Divagazioni sul tema del "doppio"



Susan Sontag

Interrogandomi sul tema del doppio - è stato argomento di un incontro del gruppo "Leggere mette le ali" - ho ripensato alle domande che i libri hanno spesso attivato in me.
Le dicotomie che sentivo dentro affondavano le loro radici nel mio rapporto col 'primo mondo', ossia col materno e con ciò che avrei dovuto essere. 

Nell'osservazione di me stessa e degli altri è arrivato qualche aggiustamento, l’accettazione dei miei limiti e lo smussamento di ciò che aveva a che fare col mio carattere e col mio temperamento. Dunque ho compreso che, mentre si naviga a vista, osservare può essere davvero utile. 

Da ragazzina mi imbattei in Susan Sontag per caso.
In un suo scritto l'autrice affrontava il tema del ‘doppio’ (tema che allora era, per me, ancora qualcosa di indistinto, perso nella nebbia delle mie riflessioni acerbe). Ritagliai da una rivista un primo piano della S. e incollai la pagina sull'anta dell’armadio della mia camera da letto, che custodiva immagini di cantanti, attori, poeti, tutti protagonisti del guazzabuglio confuso in cui cercavo me stessa. 

*

La Sontag parlava del famigerato doppio, ammettendolo ovviamente in sé, ma aggiungendo molto di più. “La saggezza richiede un modo di vita singolare in un altro senso”, scriveva, “cioè perversa. Per sapere di più, devi evocare tutte le vite possibili, e poi lasciare fuori tutto quello che ti è sgradito. La saggezza è una cosa impietosa”. Dunque, per Sontag, il doppio è uno degli strumenti per arrivare all'essenza, se si riesce a riconoscerlo e ad osservarlo in modo neutro e obiettivo. Si è tante persone diverse ("il nome dell’uomo è legione") prima di diventare - se davvero lo vuoi - ciò che sei.

Naturalmente, il doppio può anche essere accettato e non considerato un limite da superare. Questo dipende dalla propria visione della vita e da ciò che ti muove (“contengo moltitudini”), ma non è esattamente il mio caso. 

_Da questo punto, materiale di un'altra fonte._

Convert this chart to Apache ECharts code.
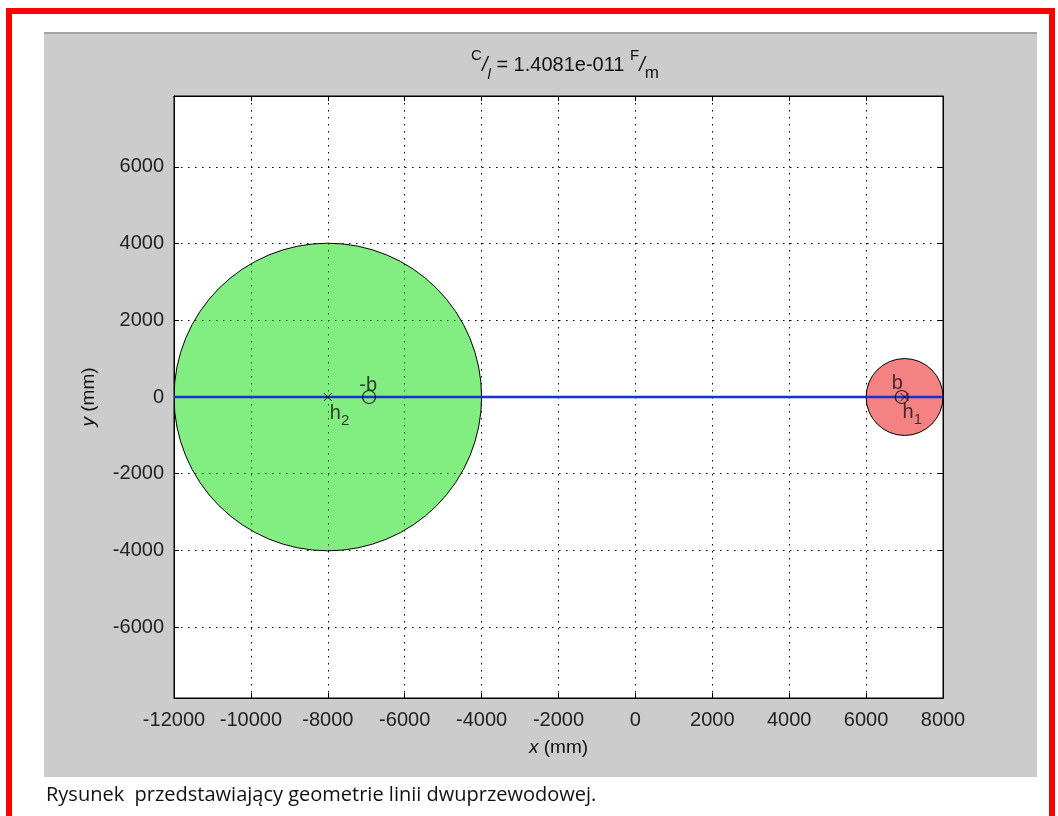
<!DOCTYPE html>
<html>
<head>
<meta charset="utf-8">
<title>Geometria linii dwuprzewodowej</title>
<script src="https://cdn.jsdelivr.net/npm/echarts@6/dist/echarts.min.js"></script>
<style>
  html, body { margin: 0; padding: 0; background: #fff; }
  #chart { width: 1058px; height: 816px; }
</style>
</head>
<body>
<div id="chart"></div>
<script>
// zakres osi
const xMin = -12000;
const xMax = 8000;
const xStep = 2000;
const yMin = -7850;
const yMax = 7850;
const yTicks = [-6000, -4000, -2000, 0, 2000, 4000, 6000];

// przewody: srodek h i promien r
const wireNames = ['h1', 'h2'];
const wireCenters = [7000, -8000];
const wireRadii = [1000, 4000];
const wireFills = ['rgba(235,0,0,0.49)', 'rgba(0,220,0,0.49)'];

// osie elektryczne +-b
const chargeNames = ['b', '-b'];
const chargePos = [6928, -6928];

// linia laczaca przewody
const lineX = [-12000, 8000];
const lineY = [0, 0];

const caption = 'Rysunek  przedstawiający geometrie linii dwuprzewodowej.';

const font = '"Liberation Sans", Arial, sans-serif';

const subLabel = name => {
  const m = name.match(/^([a-z-]+)(\d*)$/);
  return m[2] ? `{t|${m[1]}}{s|${m[2]}}` : `{t|${m[1]}}`;
};

const labelRich = {
  t: { fontSize: 20, lineHeight: 30, fontFamily: font, color: '#111' },
  s: { fontSize: 15, lineHeight: 15, fontFamily: font, color: '#111', verticalAlign: 'bottom' },
};

// pozycje etykiet (przesuniecie wzgledem markera)
const wireLabelOffset = [[-2, 0], [2, 1]];
const chargeLabelOffset = [[1, -14], [8, -12]];

const myChart = echarts.init(document.getElementById('chart'));

const tickStyle = { show: true, inside: true, length: 5, lineStyle: { color: '#000', width: 1 } };
const plain = v => String(v);

myChart.setOption({
  animation: false,
  backgroundColor: '#fff',
  title: {
    left: 560,
    top: 43,
    textAlign: 'center',
    text: '{sup|C}{sl|/}{sub|l}{m| = 1.4081e-011 }{sup|F}{sl|/}{subm|m}',
    textStyle: {
      fontWeight: 'normal',
      rich: {
        m: { fontSize: 20, lineHeight: 34, fontFamily: font, color: '#111' },
        sl: { fontSize: 20, lineHeight: 34, fontFamily: font, color: '#111', fontStyle: 'italic' },
        sup: { fontSize: 15, lineHeight: 18, fontFamily: font, color: '#111', verticalAlign: 'top' },
        sub: { fontSize: 15, lineHeight: 15, fontFamily: font, color: '#111', verticalAlign: 'bottom', fontStyle: 'italic' },
        subm: { fontSize: 17, lineHeight: 17, fontFamily: font, color: '#111', verticalAlign: 'bottom' },
      },
    },
  },
  graphic: [
    { type: 'rect', z: -20, shape: { x: 44, y: 33, width: 993, height: 744 }, style: { fill: '#cccccc' } },
    { type: 'rect', z: -19, shape: { x: 44, y: 32, width: 993, height: 2 }, style: { fill: '#a4a4a4' } },
    { type: 'rect', z: 50, shape: { x: 6, y: 8, width: 6, height: 808 }, style: { fill: '#ff0000' } },
    { type: 'rect', z: 50, shape: { x: 6, y: 8, width: 1049, height: 6 }, style: { fill: '#ff0000' } },
    { type: 'rect', z: 50, shape: { x: 1049, y: 8, width: 6, height: 808 }, style: { fill: '#ff0000' } },
    {
      type: 'text', z: 50, x: 46, y: 795,
      style: { text: caption, fill: '#111', font: '20px "Open Sans", sans-serif', verticalAlign: 'middle' },
    },
  ],
  grid: {
    left: 174,
    right: 115,
    top: 96,
    bottom: 118,
    show: true,
    backgroundColor: '#fff',
    borderColor: '#000',
    borderWidth: 1,
  },
  xAxis: [
    {
      type: 'value',
      position: 'bottom',
      min: xMin,
      max: xMax,
      interval: xStep,
      name: '{i|x} (mm)',
      nameLocation: 'middle',
      nameGap: 40,
      nameTextStyle: {
        fontSize: 19, fontFamily: font, color: '#111',
        rich: { i: { fontSize: 19, fontFamily: font, fontStyle: 'italic', color: '#111' } },
      },
      axisLine: { show: true, onZero: false, lineStyle: { color: '#000', width: 1 } },
      axisTick: tickStyle,
      axisLabel: { fontSize: 20, fontFamily: font, color: '#222', margin: 12, formatter: plain },
      splitLine: { show: true, lineStyle: { color: '#000', width: 1, type: [1.5, 5.5] } },
    },
    {
      type: 'value',
      position: 'top',
      min: xMin,
      max: xMax,
      interval: xStep,
      axisLine: { show: true, onZero: false, lineStyle: { color: '#000', width: 1 } },
      axisTick: tickStyle,
      axisLabel: { show: false },
      splitLine: { show: false },
    },
  ],
  yAxis: [
    {
      type: 'value',
      position: 'left',
      min: yMin,
      max: yMax,
      name: '{i|y} (mm)',
      nameLocation: 'middle',
      nameGap: 76,
      nameRotate: 90,
      nameTextStyle: {
        fontSize: 19, fontFamily: font, color: '#111',
        rich: { i: { fontSize: 19, fontFamily: font, fontStyle: 'italic', color: '#111' } },
      },
      axisLine: { show: true, onZero: false, lineStyle: { color: '#000', width: 1 } },
      axisTick: { ...tickStyle, customValues: yTicks },
      axisLabel: { fontSize: 20, fontFamily: font, color: '#222', margin: 10, customValues: yTicks, formatter: plain },
      splitLine: { show: true, lineStyle: { color: '#000', width: 1, type: [1.5, 5.5] } },
    },
    {
      type: 'value',
      position: 'right',
      min: yMin,
      max: yMax,
      axisLine: { show: true, onZero: false, lineStyle: { color: '#000', width: 1 } },
      axisTick: { ...tickStyle, customValues: yTicks },
      axisLabel: { show: false },
      splitLine: { show: false },
    },
  ],
  series: [
    {
      type: 'custom',
      name: 'przewody',
      clip: true,
      data: wireCenters.map((c, i) => [c, 0, wireRadii[i]]),
      renderItem: (params, api) => {
        const c = api.coord([api.value(0), api.value(1)]);
        const r = api.size([api.value(2), 0])[0];
        return {
          type: 'circle',
          shape: { cx: c[0], cy: c[1], r },
          style: { fill: wireFills[params.dataIndex], stroke: '#000', lineWidth: 1 },
        };
      },
      z: 2,
    },
    {
      type: 'line',
      name: 'os',
      data: lineX.map((x, i) => [x, lineY[i]]),
      symbol: 'none',
      lineStyle: { color: '#1733cc', width: 2.5 },
      z: 3,
    },
    {
      type: 'scatter',
      name: 'h',
      symbol: 'path://M0,0L10,10M10,0L0,10',
      symbolSize: 8,
      itemStyle: { color: 'none', borderColor: '#000', borderWidth: 1 },
      data: wireCenters.map((c, i) => ({
        name: wireNames[i],
        value: [c, 0],
        label: {
          show: true,
          position: 'inside',
          align: 'left',
          verticalAlign: 'top',
          offset: wireLabelOffset[i],
          formatter: p => subLabel(p.name),
          rich: labelRich,
        },
      })),
      z: 4,
    },
    {
      type: 'scatter',
      name: 'b',
      symbol: 'circle',
      symbolSize: 13,
      itemStyle: { color: 'rgba(0,0,0,0)', borderColor: '#000', borderWidth: 1.2 },
      data: chargePos.map((b, i) => ({
        name: chargeNames[i],
        value: [b, 0],
        label: {
          show: true,
          position: 'inside',
          align: 'right',
          verticalAlign: 'middle',
          offset: chargeLabelOffset[i],
          formatter: p => subLabel(p.name),
          rich: {
            t: { fontSize: 20, lineHeight: 22, fontFamily: font, color: '#111' },
            s: labelRich.s,
          },
        },
      })),
      z: 4,
    },
  ],
});
</script>
</body>
</html>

In poesia, chi ha espresso assai bene il concetto della dissociazione è certamente Rimbaud, nella famosa Lettera in cui dichiara che “io è un altro”:


Nel suo distacco dall'io, alla ricerca del vero sé, il poeta arriva all'ignoto e, pur impazzendo, visto che perderà l’intelligenza delle sue visioni, egli le ha viste. “Che crepi nel suo salto verso le cose inaudite e innumerabili; cominceranno altri orribili lavoratori, cominceranno lì dove l’altro si è fermato”. Il doppio è, dunque, vissuto come strumento di discesa agli inferi, necessario smarrimento, esattamente come asseriva la Sontag. Per Rimbaud, però, non c’è ritorno, la perdita è definitiva, irrimediabile. Non si tratta di un’acquisita saggezza, quanto di un lutto, della consapevolezza che elimina ogni illusione, restituendoti alla verità.
Nulla conta, nella vita, se non il ‘vero’. La consapevolezza coincida pure col suicidio del sé, o con la fine di ogni cosa.  E che tutto accada in nome dell'Arte perché, per Rimbaud, non c'è nient'altro che questo, l'Arte come rivelazione e, alla fine, necessaria dissoluzione.